Weekly earnings rise 1.8% to £528 but women still paid less than men
The gap between men’s and women’s earnings has remained relatively consistent from 1997 to 2015 at around £100
Weekly earnings for full time employees increased 1.8 per cent to £528 in the year to April 2015, far outstripping wage growth in any year since the financial crisis. Last year weekly wages increased just 0.2 per cent.
However the figures from the Annual Survey of Hours and Earnings by the Office of National Statistics show that the gender pay gap has barely changed, with women getting paid on average 9.4 per cent less than men compared to 9.6 per cent the year earlier.

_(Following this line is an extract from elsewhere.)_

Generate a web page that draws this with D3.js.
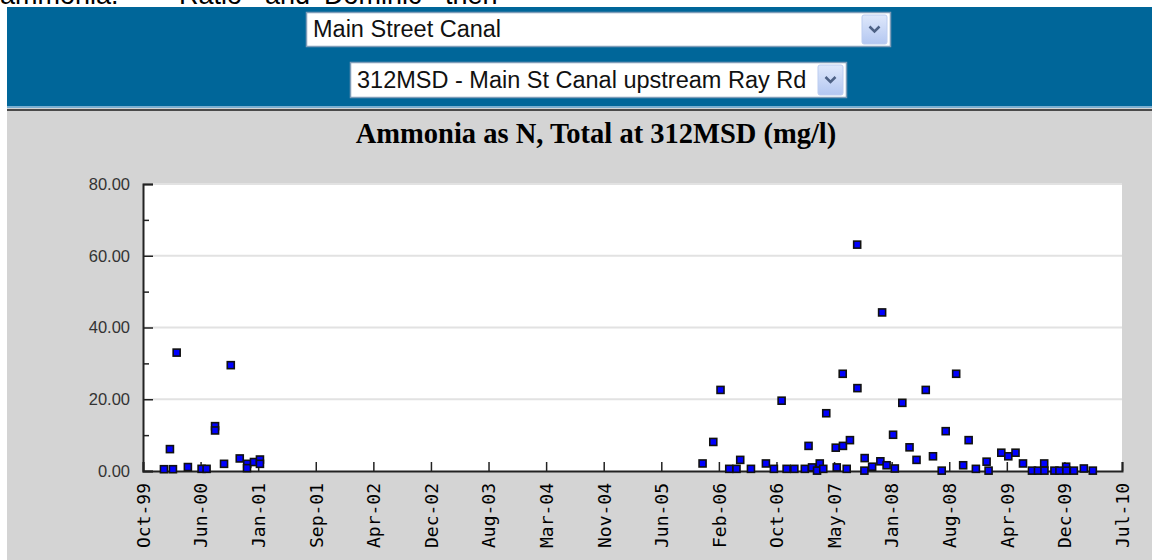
<!DOCTYPE html>
<html>
<head>
<meta charset="utf-8">
<script src="https://cdn.jsdelivr.net/npm/d3@7"></script>
<style>
  html, body { margin: 0; padding: 0; background: #ffffff; }
  svg { display: block; }
</style>
</head>
<body>
<svg id="chart" width="1152" height="560"></svg>
<script>
// ---------------- data ----------------
const chartTitle = "Ammonia as N, Total at 312MSD (mg/l)";
const selectOne = "Main Street Canal";
const selectTwo = "312MSD - Main St Canal upstream Ray Rd";
const topWords = [
  { text: "ammonia.", x: 0 },
  { text: "\u201CRatio\u201D", x: 170 },
  { text: "and", x: 265 },
  { text: "\u201CDominic\u201D", x: 315 },
  { text: "then", x: 445 }
];

const sampleDates = [
  "1999-12-24", "2000-01-29", "2000-01-17", "2000-02-13", "2000-03-29",
  "2000-05-23", "2000-06-12", "2000-07-16", "2000-07-16", "2000-08-21",
  "2000-09-17", "2000-10-23", "2000-11-22", "2000-11-21", "2000-12-19",
  "2001-01-12", "2001-01-12",
  "2005-11-22", "2006-01-04", "2006-02-02", "2006-03-09", "2006-04-07",
  "2006-04-22", "2006-06-04", "2006-08-03", "2006-09-04", "2006-10-05",
  "2006-10-25", "2006-11-25", "2007-01-06", "2007-01-21", "2007-02-04",
  "2007-02-24", "2007-03-07", "2007-03-21", "2007-04-02", "2007-05-10",
  "2007-05-14", "2007-06-08", "2007-06-07", "2007-06-23", "2007-07-06",
  "2007-08-04", "2007-08-05", "2007-09-03", "2007-09-02", "2007-10-03",
  "2007-11-05", "2007-11-12", "2007-11-30", "2007-12-26", "2008-01-02",
  "2008-02-01", "2008-03-01", "2008-03-29", "2008-05-05", "2008-06-03",
  "2008-07-08", "2008-07-24", "2008-09-04", "2008-10-02", "2008-10-24",
  "2008-11-22", "2009-01-04", "2009-01-12", "2009-03-04", "2009-04-01",
  "2009-04-30", "2009-05-30", "2009-07-05", "2009-07-29", "2009-08-23",
  "2009-08-24", "2009-10-03", "2009-10-23", "2009-11-19", "2009-11-20",
  "2009-12-20", "2010-01-29", "2010-03-06"
];
const ammoniaValues = [
  0.5, 0.5, 6.1, 33.0, 1.1,
  0.6, 0.6, 12.5, 11.3, 2.0,
  29.5, 3.5, 2.0, 0.8, 2.5,
  3.2, 2.0,
  2.1, 8.1, 22.6, 0.6, 0.6,
  3.1, 0.6, 2.1, 0.6, 19.6,
  0.6, 0.6, 0.6, 7.0, 1.0,
  0.1, 2.1, 0.6, 16.1, 6.5,
  1.0, 7.0, 27.1, 0.6, 8.6,
  63.1, 23.1, 3.6, 0.1, 1.2,
  2.7, 44.2, 1.6, 10.1, 0.7,
  19.0, 6.6, 3.1, 22.6, 4.1,
  0.1, 11.1, 27.1, 1.6, 8.6,
  0.6, 2.6, 0.1, 5.1, 4.1,
  5.1, 2.1, 0.1, 0.1, 2.1,
  0.1, 0.1, 0.1, 1.2, 0.1,
  0.1, 0.7, 0.1
];

const xDomain = ["1999-10-01", "2010-07-01"];
const xTickLabels = ["Oct-99", "Jun-00", "Jan-01", "Sep-01", "Apr-02", "Dec-02",
  "Aug-03", "Mar-04", "Nov-04", "Jun-05", "Feb-06", "Oct-06", "May-07",
  "Jan-08", "Aug-08", "Apr-09", "Dec-09", "Jul-10"];
const yMajorTicks = [0, 20, 40, 60, 80];
const yMinorTicks = [10, 30, 50, 70];
const yGridTicks = [20, 40, 60, 80];

// ---------------- drawing ----------------
const svg = d3.select("#chart");
const parse = d3.timeParse("%Y-%m-%d");
const points = sampleDates.map((d, i) => ({ date: parse(d), value: ammoniaValues[i] }));

// top clipped text
const topG = svg.append("g");
topG.selectAll("text").data(topWords).join("text")
  .attr("x", d => d.x).attr("y", 4)
  .attr("font-family", "Liberation Sans, Arial, sans-serif")
  .attr("font-size", 27).attr("fill", "#000")
  .text(d => d.text);

// header band
svg.append("rect").attr("x", 7).attr("y", 7).attr("width", 1145).attr("height", 100).attr("fill", "#006699");
svg.append("rect").attr("x", 7).attr("y", 106).attr("width", 1145).attr("height", 2).attr("fill", "#7aaed0");
svg.append("rect").attr("x", 7).attr("y", 108).attr("width", 1145).attr("height", 452).attr("fill", "#d4d4d4");
svg.append("rect").attr("x", 7).attr("y", 109).attr("width", 1145).attr("height", 2).attr("fill", "#4a4a4a");

function drawSelect(x, y, w, h, label) {
  const g = svg.append("g");
  g.append("rect").attr("x", x + 0.5).attr("y", y + 0.5).attr("width", w).attr("height", h)
    .attr("fill", "#ffffff").attr("stroke", "#7f9db9").attr("stroke-width", 1.5);
  g.append("text").attr("x", x + 7).attr("y", y + h / 2 + 8)
    .attr("font-family", "Liberation Sans, Arial, sans-serif").attr("font-size", 23.5)
    .attr("fill", "#111").text(label);
  const bx = x + w - 28, by = y + 3, bw = 25, bh = h - 5;
  const gradId = "grad" + x;
  const grad = svg.append("defs").append("linearGradient").attr("id", gradId)
    .attr("x1", 0).attr("y1", 0).attr("x2", 0).attr("y2", 1);
  grad.append("stop").attr("offset", "0%").attr("stop-color", "#dfe8fb");
  grad.append("stop").attr("offset", "100%").attr("stop-color", "#b3c7f1");
  g.append("rect").attr("x", bx).attr("y", by).attr("width", bw).attr("height", bh)
    .attr("rx", 2).attr("fill", `url(#${gradId})`).attr("stroke", "#bccdf0");
  const cx = bx + bw / 2, cy = by + bh / 2;
  g.append("path").attr("d", `M${cx - 5},${cy - 3} L${cx},${cy + 2} L${cx + 5},${cy - 3}`)
    .attr("fill", "none").attr("stroke", "#4d6185").attr("stroke-width", 2.5);
}
drawSelect(306, 12, 584, 34, selectOne);
drawSelect(350, 62, 496, 35, selectTwo);

// title
svg.append("text").attr("x", 596).attr("y", 143).attr("text-anchor", "middle")
  .attr("font-family", "Liberation Serif, Times New Roman, serif").attr("font-weight", "bold")
  .attr("font-size", 28.5).attr("fill", "#000").text(chartTitle);

// plot area
const plotL = 143, plotR = 1122, plotT = 184, plotB = 471;
const x = d3.scaleTime().domain(xDomain.map(parse)).range([plotL, plotR]);
const y = d3.scaleLinear().domain([0, 80]).range([plotB, plotT]);

svg.append("rect").attr("x", plotL).attr("y", plotT).attr("width", plotR - plotL).attr("height", plotB - plotT)
  .attr("fill", "#ffffff");

// grid
svg.append("g").selectAll("line").data(yGridTicks).join("line")
  .attr("x1", plotL).attr("x2", plotR).attr("y1", d => y(d)).attr("y2", d => y(d))
  .attr("stroke", "#e2e2e2").attr("stroke-width", 2);

// x axis
const d0 = x.domain()[0].getTime(), d1 = x.domain()[1].getTime();
const xTickDates = xTickLabels.map((_, i) => new Date(d0 + i * (d1 - d0) / (xTickLabels.length - 1)));
const xAxis = d3.axisBottom(x).tickValues(xTickDates).tickSize(-9)
  .tickFormat((d, i) => xTickLabels[i]);
const gx = svg.append("g").attr("transform", `translate(0,${plotB})`).call(xAxis);
gx.select(".domain").attr("stroke", "#222").attr("stroke-width", 2);
gx.selectAll(".tick line").attr("stroke", "#222").attr("stroke-width", 1.5);
gx.selectAll(".tick text")
  .attr("transform", "rotate(-90)")
  .attr("x", -12).attr("y", 0).attr("dy", "0.35em")
  .attr("text-anchor", "end")
  .attr("font-family", "DejaVu Sans Mono, monospace").attr("font-size", 18).attr("fill", "#000");

// y axis
const yAxis = d3.axisLeft(y).tickValues(yMajorTicks).tickSize(-10).tickPadding(13)
  .tickFormat(d3.format(".2f"));
const gy = svg.append("g").attr("transform", `translate(${plotL},0)`).call(yAxis);
gy.select(".domain").attr("stroke", "#222").attr("stroke-width", 2);
gy.selectAll(".tick line").attr("stroke", "#222").attr("stroke-width", 1.5);
gy.selectAll(".tick text")
  .attr("font-family", "Liberation Sans, Arial, sans-serif").attr("font-size", 16.5).attr("fill", "#333");

const yMinor = d3.axisLeft(y).tickValues(yMinorTicks).tickSize(-6).tickFormat("");
const gym = svg.append("g").attr("transform", `translate(${plotL},0)`).call(yMinor);
gym.select(".domain").remove();
gym.selectAll(".tick line").attr("stroke", "#222").attr("stroke-width", 1.5);

// points
const s = 7;
svg.append("g").selectAll("rect").data(points).join("rect")
  .attr("x", d => x(d.date) - s / 2).attr("y", d => y(d.value) - s / 2)
  .attr("width", s).attr("height", s)
  .attr("fill", "#0000ff").attr("stroke", "#111").attr("stroke-width", 1.6);
</script>
</body>
</html>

Men working full time earned £96 more per week than women working the same hours. The gap between men’s and women’s earnings has remained relatively consistent from 1997 to 2015 at around £100 - as shown in the chart below. Women's wages increased faster than men's over this period (a 78% increase compared with 59% respectively), meaning that the gap has been closing slowly in percentage terms but is still no where near equal.
Men earn £96 per week more than women
Part-time workers – both men and women – earn less, on average, per hour than their full-time counterparts. But part time workers also saw stronger growth than full-time jobs, with weekly earning for part time jobs up 3.7 per cent compared to 1.8 per cent for full time jobs.